New research from The University of Alabama in Huntsville, a part of The University of Alabama System, challenges a long-held assumption in business: that offering services in a solution package strengthens relationships between manufacturers and their customers. In a study published in Production and Operations Management, UAH Associate Professor of Marketing Dr. Yongchuan (Kevin) Bao and Assistant Professor of Management Science Dr.

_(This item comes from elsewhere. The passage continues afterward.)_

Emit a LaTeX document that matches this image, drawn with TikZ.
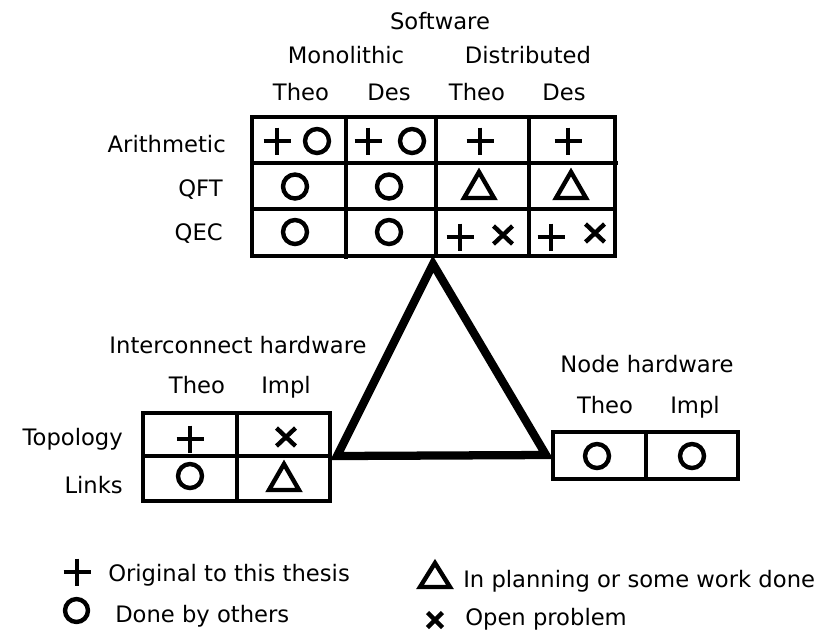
\documentclass[tikz,border=0pt]{standalone}
\usepackage{fontspec}
\setmainfont{DejaVu Sans}
\newcommand\SymPlus[2]{\draw[sym] (#1-13.5,#2) -- (#1+13.5,#2) (#1,#2-13.5) -- (#1,#2+13.5);}
\newcommand\SymCirc[2]{\draw[sym] (#1,#2) circle[radius=9pt];}
\newcommand\SymTri[2]{\draw[sym,line join=miter] (#1-15,#2+12) -- (#1+15,#2+12) -- (#1,#2-14) -- cycle;}
\newcommand\SymCross[2]{\draw[sym] (#1-9.5,#2-9) -- (#1+9.5,#2+9) (#1-9.5,#2+9) -- (#1+9.5,#2-9);}
\begin{document}
\begin{tikzpicture}[x=0.75pt,y=-0.75pt,
  lbl/.style={inner sep=0pt, font=\fontsize{17}{20}\selectfont},
  gridline/.style={line width=2.7pt},
  sym/.style={line width=3.3pt},
  triline/.style={line width=6.2pt, line join=miter}]
\useasboundingbox (0,0) rectangle (837,637);

% ---------- Software table ----------
\node[lbl, anchor=base] (sw) at (440,29) {Software};
\node[lbl, anchor=base] (mono) at (346,63) {Monolithic};
\node[lbl, anchor=base] (dist) at (528,63) {Distributed};
\node[lbl, anchor=base] (t1) at (301,100) {Theo};
\node[lbl, anchor=base] (d1) at (389,100) {Des};
\node[lbl, anchor=base] (t2) at (477,100) {Theo};
\node[lbl, anchor=base] (d2) at (564,100) {Des};
\node[lbl, anchor=base east] (arith) at (226,152) {Arithmetic};
\node[lbl, anchor=base east] (qft) at (223,196) {QFT};
\node[lbl, anchor=base east] (qec) at (223,240) {QEC};

\coordinate (swNW) at (252,117);
\coordinate (swSE) at (615,256);
\draw[gridline] (swNW) rectangle (swSE);
\draw[gridline] (252,163) -- (618,163) (252,209) -- (615,209)
  (346,117) -- (346,259) (436,117) -- (436,256) (529,117) -- (529,256);

\SymPlus{277}{141}\SymCirc{317}{141}
\SymPlus{368}{141}\SymCirc{412}{141}
\SymPlus{480}{141}
\SymPlus{568}{141}
\SymCirc{295}{186.5}\SymCirc{389}{186.5}
\SymTri{479}{186}\SymTri{571}{186}
\SymCirc{295}{232}\SymCirc{389}{232}
\SymPlus{460}{237}\SymCross{503}{235}
\SymPlus{551}{237}\SymCross{595}{233}

% ---------- Interconnect hardware table ----------
\node[lbl, anchor=base] (ih) at (238,353) {Interconnect hardware};
\node[lbl, anchor=base] (t3) at (197,393) {Theo};
\node[lbl, anchor=base] (i3) at (286,393) {Impl};
\node[lbl, anchor=base east] (topo) at (123,445) {Topology};
\node[lbl, anchor=base east] (links) at (123,493) {Links};
\draw[gridline] (143,413) rectangle (330,501);
\draw[gridline] (143,456) -- (330,456) (237,413) -- (237,501);
\SymPlus{190}{439}\SymCross{286}{437}
\SymCirc{190}{476}\SymTri{284}{478}

% ---------- Node hardware table ----------
\node[lbl, anchor=base] (nh) at (647,372) {Node hardware};
\node[lbl, anchor=base] (t4) at (605,413) {Theo};
\node[lbl, anchor=base] (i4) at (695,413) {Impl};
\draw[gridline] (553,432) rectangle (738,479);
\draw[gridline] (646,432) -- (646,479);
\SymCirc{597}{456}\SymCirc{692}{456}

% ---------- Triangle ----------
\coordinate (apex) at (433,264);
\coordinate (left) at (337,456);
\coordinate (right) at (546,455);
\draw[triline] (apex) -- (left) -- (right) -- cycle;

% ---------- Legend ----------
\SymPlus{77}{572}
\node[lbl, anchor=base west] (lg1) at (108,581) {Original to this thesis};
\draw[sym] (76.5,610.5) circle[radius=8.6pt];
\node[lbl, anchor=base west] (lg2) at (115,622) {Done by others};
\draw[sym,line join=miter] (420,587) -- (450,587) -- (435,563) -- cycle;
\node[lbl, anchor=base west] (lg3) at (463,587) {In planning or some work done};
\draw[sym] (427.5,612.5) -- (442.5,627.5) (427.5,627.5) -- (442.5,612.5);
\node[lbl, anchor=base west] (lg4) at (465,625) {Open problem};
\end{tikzpicture}
\end{document}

Yi Tan, together with co-authors in the strategy field, reveal a counterintuitive outcome: expanded product offerings with services to solve clients’ operational problems may actually increase the likelihood of customer default, potentially undermining buyer–supplier relationships.

The research examines the unintended consequences of manufacturers shifting from selling standalone products to delivering integrated “customer solutions.” The work draws on a dataset of 2,218 observations from 446 publicly listed manufacturing firms between 2012 and 2020. While prior literature has emphasized the benefits of “servitization,” or bundling products with services, Bao, Tan and their co-authors identified a “dark side” to this strategy.